Friday, December 09, 2005

Time Warped

Just tonight, while walking home, i felt the cold breeze blowing towards my cheeks. I have this unusual intolerance to cold that i felt chilly all over. I then remembered one thing - i forgot to bring my jacket. Am i suppose to remember first that it's already December and that it's quite cold already at this time of the year? Can those people i saw the other night, sleeping on the sidewalks, distinguish December from the other months of the year? They feel cold almost every night.

As i entered the gate and saw those lights hanging at the beam, i remembered one thing - Goodness! i forgot to buy a bulb for my room. There's only one that remained functional out of the four. Am i suppose to remember first that it's already December and that it's this time of the year when houses get brighter at night because of christmas lights? Nope! I didnt have this thought first. The city's darker now compared to the previous years and there are only a few houses who have christmas lights on. Can those people without electricity distinguish December from the other months of the year? Their places' always dark each night.

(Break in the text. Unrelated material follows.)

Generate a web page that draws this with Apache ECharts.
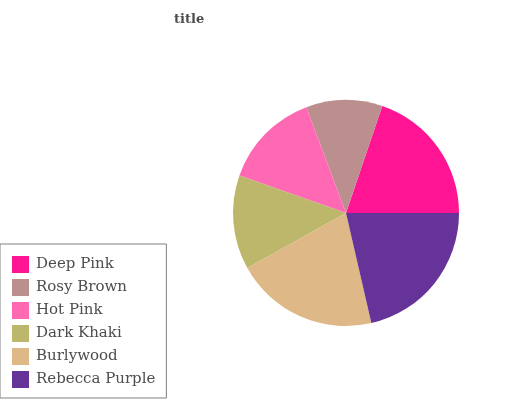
<!DOCTYPE html>
<html><head><meta charset="utf-8">
<script src="https://cdn.jsdelivr.net/npm/echarts@6/dist/echarts.min.js"></script>
<style>html,body{margin:0;padding:0;background:#fff}#c{width:532px;height:400px}</style>
</head><body><div id="c"></div>
<script>
const categories = ["Deep Pink","Rosy Brown","Hot Pink","Dark Khaki","Burlywood","Rebecca Purple"];
const values = [19.8, 10.9, 13.9, 13.5, 20.5, 21.4];
const colors = ["#ff1493","#bc8f8f","#ff69b4","#bdb76b","#deb887","#663399"];
const chart = echarts.init(document.getElementById('c'), null, {renderer:'canvas'});
chart.setOption({
  animation:false,
  backgroundColor:'#ffffff',
  title:{text:'title', left:169, top:8, textStyle:{fontFamily:'DejaVu Serif', fontWeight:'bold', fontSize:13, color:'#4d4d4d'}},
  legend:{orient:'vertical', left:0, top:244, itemWidth:17, itemHeight:17, itemGap:6,
    padding:[12,11,10,12], borderColor:'#808080', borderWidth:1, borderRadius:0,
    icon:'rect', data:categories,
    textStyle:{fontFamily:'DejaVu Serif', fontSize:15, color:'#4d4d4d', padding:[0,0,0,2]}},
  series:[{type:'pie', center:[346,213], radius:113, startAngle:0, clockwise:false,
    label:{show:false}, labelLine:{show:false}, silent:true,
    itemStyle:{borderWidth:0},
    data:categories.map((n,i)=>({name:n, value:values[i], itemStyle:{color:colors[i]}}))}]
});
</script></body></html>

As i reached the front door and saw the garland covering the wooden beam complete with angels and lights, i remembered one thing - where have my angel collections gone? I remembered placing my angel stuffs in a box before i left Cavite for home and i almost forgot where i placed it. Am i supposed to remember first that Christmas is near and that decorations are all over town? Nope! I didnt think about this. Do my brethen who dont have houses distinguish Christmas from the other time of the year?

When i reached inside, i saw our helper wrapping gifts. My mom asked her to wrap the gifts she's going to give out during her group's Christmas party. I remembered i havent started on my gift list yet. I havent bought a thing yet, for a loved or for a friend, as a Christmas present. I was thinking that it was just October the other night. I'm time warped! It seemed as if i slept the other night in October only to wake up the next day already in December!

Tsk, tsk, am i too absorbed with work that i couldnt feel the season? Am just rationalizing now for i havent bought any gift yet? Thinking it over, I'm just too absorbed living with today alone - seizing everything that the day could offer. I am not thinking about tomorrow any longer. Any good that i could do, any misunderstandings that i had, any feelings that's left unexpressed, any hurt that's left hidden, i dont want them to wait for tomorrow. Seeing some of our brothers sleeping on the streets, witnessing how penniless my patients are and seeing almost everyday how death is inevitable, i couldnt help but live my day to the fullest, not forgetting to thank the Big Guy upstairs for all the blessings i'm not worthy receiving. Now, this i remember always.